## Aim
In the listing below, count each line containing "matplotlib" and answer with the count only.
***** Data block *****
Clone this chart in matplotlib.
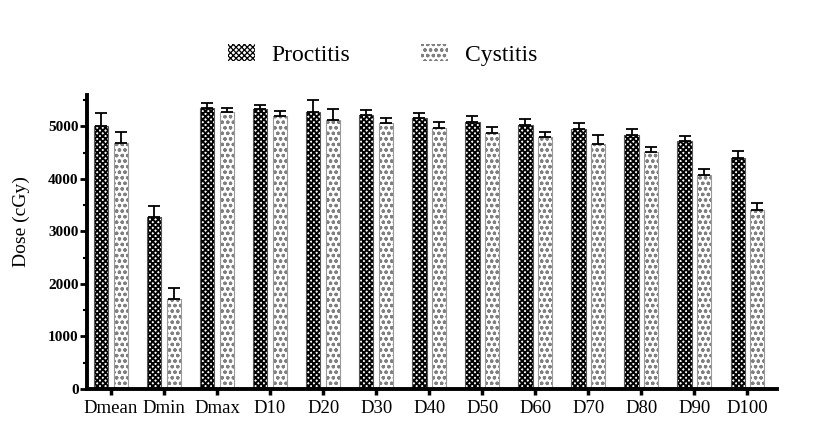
import numpy as np
import matplotlib.pyplot as plt
from matplotlib.patches import Patch

plt.rcParams['font.family'] = ['Liberation Serif', 'DejaVu Serif']

categories = ['Dmean', 'Dmin', 'Dmax', 'D10', 'D20', 'D30', 'D40', 'D50',
              'D60', 'D70', 'D80', 'D90', 'D100']
proctitis = [5000, 3270, 5355, 5330, 5280, 5215, 5165, 5090, 5025, 4945, 4840, 4725, 4400]
proctitis_err = [250, 220, 90, 85, 220, 100, 100, 110, 120, 120, 110, 100, 135]
cystitis = [4685, 1705, 5280, 5200, 5130, 5065, 4970, 4880, 4790, 4670, 4515, 4070, 3400]
cystitis_err = [210, 210, 70, 95, 205, 100, 110, 115, 100, 165, 85, 115, 145]

x = np.arange(len(categories))
w = 0.27
off = 0.185
no_err = np.zeros(len(x))

fig = plt.figure(figsize=(8.21, 4.48), dpi=100)
ax = fig.add_axes([0.106, 0.132, 0.84, 0.656])

# Proctitis: dense dark checkerboard
plt.rcParams['hatch.linewidth'] = 1.4
ax.bar(x - off, proctitis, w, color='white', edgecolor='black', hatch='xxxxxx', linewidth=0)
h1 = Patch(facecolor='white', edgecolor='black', hatch='xxxxxx', linewidth=0)

# Cystitis: light dotted pattern
plt.rcParams['hatch.linewidth'] = 0.9
ax.bar(x + off, cystitis, w, color='white', edgecolor='#808080', hatch='ooo', linewidth=0)
h2 = Patch(facecolor='white', edgecolor='#808080', hatch='ooo', linewidth=0)

# outlines
ax.bar(x - off, proctitis, w, color='none', edgecolor='#555555', linewidth=0.8)
ax.bar(x + off, cystitis, w, color='none', edgecolor='#999999', linewidth=0.8)

ax.errorbar(x - off, proctitis, yerr=[no_err, proctitis_err], fmt='none',
            ecolor='black', elinewidth=1.3, capsize=4, capthick=1.3)
ax.errorbar(x + off, cystitis, yerr=[no_err, cystitis_err], fmt='none',
            ecolor='black', elinewidth=1.3, capsize=4, capthick=1.3)

ax.set_xlim(-0.45, 12.55)
ax.set_ylim(0, 5600)
ax.set_yticks(np.arange(0, 5001, 1000))
ax.set_yticks(np.arange(500, 5600, 500), minor=True)
ax.set_xticks(x)
ax.set_xticklabels(categories, fontsize=13.5)
for lbl in ax.get_yticklabels():
    lbl.set_fontweight('bold')
    lbl.set_fontsize(11)

ax.spines['top'].set_visible(False)
ax.spines['right'].set_visible(False)
ax.spines['left'].set_linewidth(2.8)
ax.spines['bottom'].set_linewidth(2.8)
ax.tick_params(axis='y', which='major', length=5, width=2, pad=1)
ax.tick_params(axis='y', which='minor', length=3, width=1.5)
ax.tick_params(axis='x', length=4, width=2.5, pad=4)

ax.set_ylabel('Dose (cGy)', fontsize=14)
ax.yaxis.set_label_coords(-0.083, 0.57)

fig.legend([h1, h2], ['Proctitis', 'Cystitis'], ncol=2, frameon=False,
           loc='center', bbox_to_anchor=(0.466, 0.877), fontsize=17,
           handlelength=1.15, handleheight=0.7, columnspacing=3.0, handletextpad=0.7)

fig.savefig('out.png', dpi=100)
*****
## Exercise solution
3